太陽の光が強くなってきました。梅雨明けはもう間近です。アトリエの雑木林は、枝葉に覆われ薄暗くなっています。そんな林内をよく見てみると、ヒカゲチョウの仲間が幹の周りをぐるぐると旋回しながら飛んでいます。さらに静かに観察していると、ブーンという羽音が聞こえ、オオスズメバチもやって来ます。そうした幹には必ず樹液が染み出していて、それを目当てにいろいろな昆虫たちが集まって来ます。
下草刈りなどの世話をしているアトリエの雑木林。(撮影:今森元希)
樹液というと、真っ先にカブトムシやクワガタムシを思い浮かべます。子供の頃、早朝に起きてクワガタとりに出かけた経験のある人は多いのではないでしょうか。カブトムシの仲間は私の住んでいる場所では2種類だけですが、クワガタムシの方は数種類います。その中でも一番人気があるのは、ノコギリクワガタだと思われます。大顎にギザギザの歯が並んでいるので「ノコギリ」という名前をもらっているのでしょう。
美しい曲線をもつノコギリクワガタの大顎。(撮影:今森元希)
体を横から見ると、大顎は美しい曲線を描いて下の方に伸びています。このフォルムが牛の角に似ているので、子供の頃は、“うし”という愛称で呼んでいました。“うし”は闘牛のように喧嘩早く、刺激を与えるとすぐ興奮します。大顎を最大限に開いて威嚇しますが、その中に指を入れようものなら、一撃で挟まれてしまい、「ギャー」という声を上げることになります。
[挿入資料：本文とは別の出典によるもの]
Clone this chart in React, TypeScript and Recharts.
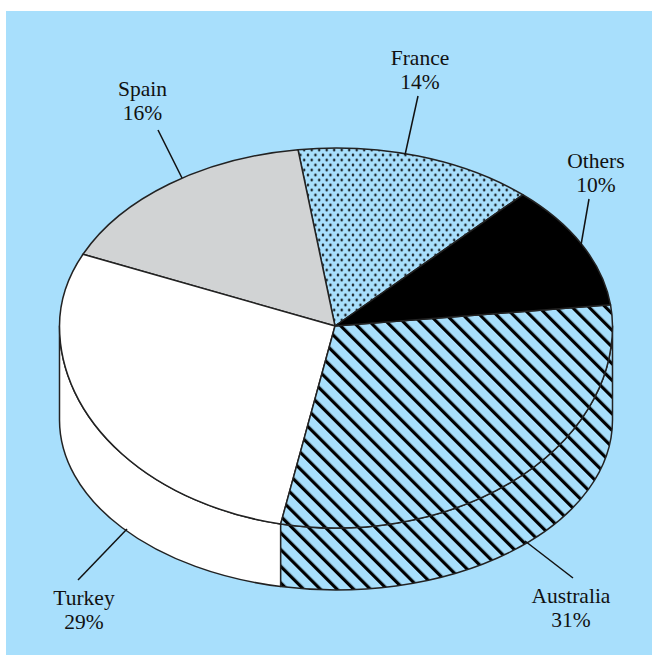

ただ、怒り方はあっさりしていて、挟んだ大顎はすぐに緩めてくれます。そして、そのあとは足早に逃げることもあるのです。一撃を食らわしてさっさと逃げるというちゃっかりとした習性があるために、野外で遊んでいるとよく見失ってしまいます。
体をしっかり持つと大顎に挟まれない。(撮影:今森元希)
このように、子供にとっての遊び相手としては申し分ない昆虫なのですが、残念なことに最近は、里山の中で見かける機会が少なくなっています。原因は、ノコギリクワガタが暮らせるような雑木林が減っていることです。かつての雑木林は、人が枝や下草を刈ったりして風通しを良くしていました。クヌギやコナラなどが薪になったり、シイタケのホダ木になったりして、役立ったからです。空間のある雑木林には、カミキリムシやスズメバチなども入って来られるので、木々も樹液をたくさん出します。また、人が定期的に伐採するクヌギやコナラは、ノコギリクワガタの幼虫の住処にもなりました。とにかく、人が世話をする雑木林がなくなったのが一番の理由なのです。
今年もノコギリクワガタの勇姿に出会える季節がやってきました。心がワクワクする雑木林があちこちに戻って来ることが私の願いです。